To work, the script attempts to connect to two servers running MySQL, either by connecting to MySQL directly through the Internet, or by connecting through SSH and then connecting to MySQL locally.

For example, let’s say we have two servers running MySQL: wideopentech.com and dev.wideopentech.com. Let’s further say that we want to sync a WordPress database, wp_wot, from wideopentech.com to dev.wideopentech.com.

We first SSH in to dev.wideopentech.com, then initialize the script to connect to wideopentech.com:
$ ./wot-dbsync.sh sync -s user@wideopentech.com -h 127.0.0.1 -u wp_user -p secret_wp_password -d wp_wot

Let’s recap: the -s flag specifies that MySQL on wideopentech.com only accepts local connections, so we’ll need to SSH in as user@wideopentech.com first. Once we’re connected through SSH, we can open the MySQL connection by passing 127.0.0.1, or localhost, with the -h flag. Finally, we specify the MySQL username with -u, password with -p and the database we’d like to export with -d.

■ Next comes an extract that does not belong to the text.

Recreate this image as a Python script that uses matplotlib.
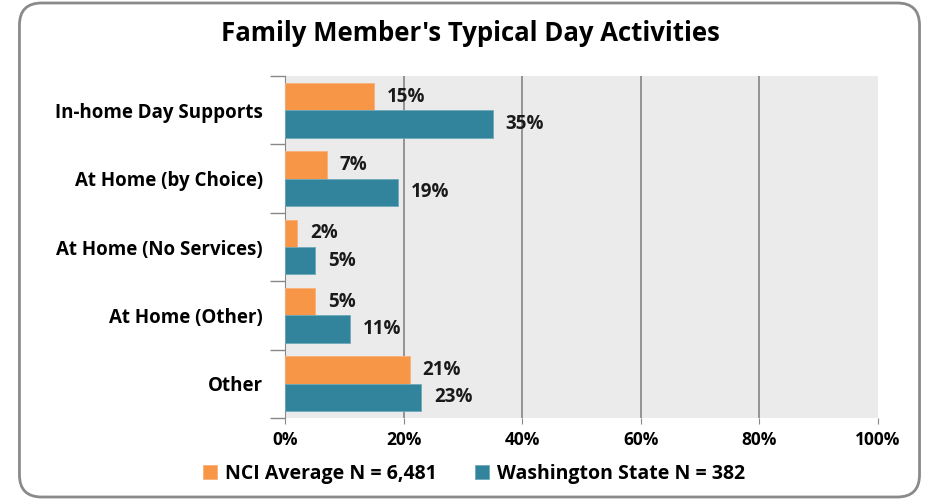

Now let’s complete the command to connect to MySQL on dev.wideopentech.com and complete the sync:
$ ./wot-dbsync.sh sync -s user@wideopentech.com -h 127.0.0.1 -u wp_user -p secret_wp_password -d wp_wot -H 127.0.0.1 -U wp_dev_user -P secret_wp_dev_password -D wp_wot -o /home/user/db-backups

The flags follow the same format, but are capitalized for the secondary connection. Here the -S flag, for SSH, is not necessary since we’re already connected to the dev.wideopentech.com server. Instead, we can connect directly to MySQL through 127.0.0.1, or localhost. The final parameter, -o, specifies the filesystem location we’d like to store our database exports in.

We can now execute the script. According to the parameters set, the script will:

  • Connect to wideopentech.com through SSH as user (use key-based auth to avoid having to enter a password).
  • Connect to MySQL on wideopentech.com through 127.0.0.1 as wp_user.
  • Export the wp_wot database to /home/user/db-backups on dev.wideopentech.com.
  • Connect to MySQL on dev.wideopentech.com through 127.0.0.1 as wp_dev_user.
  • Export the wp_wot database to /home/user/db-backups on dev.wideopentech.com.
  • Verify that the exports were successful, and that the files are non-zero.
  • Overwrite the wp_wot database on dev.wideopentech.com with the export from wideopentech.com.

That’s all! The production database has now been synced to development and testing can proceed with the freshest data.